With the collapse of Anheuser-Busch still in full swing, Billy Busch — the great-grandson of Adolphus Busch — weighed in on what he thinks his ancestors would have to say about the direction the company has taken.
“I think my family, my ancestors, would have rolled over in their graves,” he said. “They believed that transgender, gays, that sort of thing was all a very personal issue. They loved this country because it is a free country and people are allowed to do what they want, but it was never meant to be on a beer can and never meant to be pushed in people’s faces.”
In an interview with Sean Hannity, Busch noted that his family “wouldn’t have ever gotten as political as this.” He said that his family lived by the motto “making friends is our business,” which entailed bringing people together, making for a fun drinking experience. He later added, “people that drink Bud Light — that drink beer — really don’t relate to that kind of advertising,” calling the Dylan Mulvaney partnership “a huge mistake.”
As Anheuser-Busch sales continue to plummet over their LGBT advocacy, another massive corporation has walked away from their foundational values, also resulting in a financial crash.
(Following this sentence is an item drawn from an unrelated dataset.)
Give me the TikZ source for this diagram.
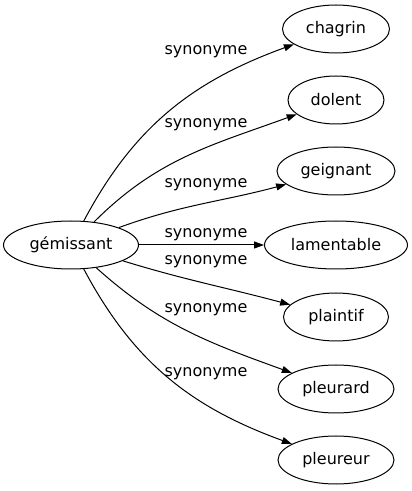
\documentclass[tikz,border=0pt]{standalone}
\usepackage{fontspec}
\setmainfont{DejaVu Sans}
\usetikzlibrary{shapes.geometric,arrows.meta}

\begin{document}
\begin{tikzpicture}[
  x=1pt, y=1pt,
  every node/.style={font=\fontsize{16}{19}\selectfont},
  word/.style={ellipse, draw, line width=1pt, minimum height=48pt, inner sep=0pt},
  syn/.style={line width=1pt, -{Triangle[length=10pt,width=7pt]}}
]
\useasboundingbox (0,0) rectangle (412,491);
\node[word, minimum width=135pt] (gemissant) at (71,246) {gémissant};
\node[word, minimum width=107pt] (chagrin) at (336,462) {chagrin};
\node[word, minimum width=96pt] (dolent) at (336,391) {dolent};
\node[word, minimum width=118pt] (geignant) at (336,320) {geignant};
\node[word, minimum width=143pt] (lamentable) at (336,246) {lamentable};
\node[word, minimum width=105pt] (plaintif) at (336,174) {plaintif};
\node[word, minimum width=116pt] (pleurard) at (336,102) {pleurard};
\node[word, minimum width=116pt] (pleureur) at (336,31) {pleureur};

\node (syn1) at (206,439) {synonyme};
\node (syn2) at (206,366) {synonyme};
\node (syn3) at (206,306) {synonyme};
\node (syn4) at (206,256) {synonyme};
\node (syn5) at (206,229) {synonyme};
\node (syn6) at (206,181) {synonyme};
\node (syn7) at (206,117) {synonyme};

\draw[syn] (gemissant) to[out=62, in=200] (chagrin);
\draw[syn] (gemissant) to[out=45, in=200] (dolent);
\draw[syn] (gemissant) to[out=20, in=195] (geignant);
\draw[syn] (gemissant) -- (lamentable);
\draw[syn] (gemissant) to[out=-17, in=165] (plaintif);
\draw[syn] (gemissant) to[out=-42, in=160] (pleurard);
\draw[syn] (gemissant) to[out=-62, in=160] (pleureur);
\end{tikzpicture}
\end{document}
Disney was next to be pummeled by the boycott wave, eventually resulting in the entertainment behemoth taking a monetary beating earlier this year. Not only did two of their recent films, “Lightyear” and “Strange World,” cost them $258 million, but Disney’s “crowds are getting smaller” this summer. Management’s ongoing feud with Florida Governor Ron DeSantis (R) has also proven unsuccessful, as they recently announced the cancellation of their $1 billion construction complex in Florida. Some are attributing their recent downfall to their woke, political agenda, which contradicts the founder’s values.
“Roy and Walt Disney would be shocked to see how Disney’s values have changed, which I believe is the foundation of Disney’s downward spiral in the last few years,” Melissa Henson wrote in an opinion piece published by The Washington Times. “Disney’s shift over the past few years — from broken promises about keeping R-rated content off Disney+ to content that sexualizes children — may have a lot to do with the company’s dismal performance these last several months.”
While speculations have been made as to why so many corporations have been abandoned this year, Backholm addressed the morality of boycotting from a Christian perspective.
“When it comes to boycotting, I think Christians are prohibited from encouraging evil. It’s hard to know where that line is because we live in a sin-filled world, and you can’t ever escape connections to it. But if we become convinced that one action is likely to lead to evil, we can’t take that action.” Ultimately, Backholm concluded, “We should all have a line that we are unwilling to cross.”